When it comes to loans, the shorter the repayment term, the less you’re likely to pay overall. However, this also means that you’ll probably be paying more in instalments each month. On the flip side of this, a longer repayment term will mean cheaper monthly instalments but a higher amount payable overall. This may sound a little confusing, so here’s an example:

Say you want to borrow £3000 and you’ve found a guarantor lender who can provide you with this at 47.9% APR. You could pay this off over 1 year, in which case you’ll pay monthly instalments of £307.11, making the total amount repayable £3685.32. If you can’t afford to pay over £300 per month towards the debt however, you could choose to pay it off over 3 years instead. This would bring the monthly repayments down to a much more manageable £143.98. Although this repayment amount is smaller, it is paid over many more months.

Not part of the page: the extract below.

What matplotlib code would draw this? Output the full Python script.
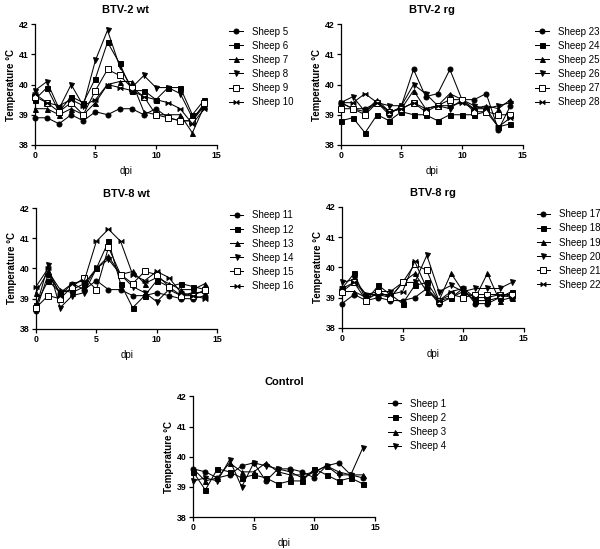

This means that the full amount you would end up paying is £5183.28. You need to think about what’s best for you – clearing the debt quickly but paying more each month, or taking your time with easier payments but ending up paying more as a result.

Is longer term doable for you?

When thinking about paying back your credit, doing so over a longer period of time could be very appealing, particularly for those who don’t have a huge amount of disposable income each month. It’s important to consider, however, the changes that may happen in your life during the loan term. If there’s a risk that you may lose your job, if you’re planning to have a child or if you’re set on buying a house during this time, then this could really affect your finances and therefore affect your ability to pay back the loan. Consider this carefully before signing up for a long period of time.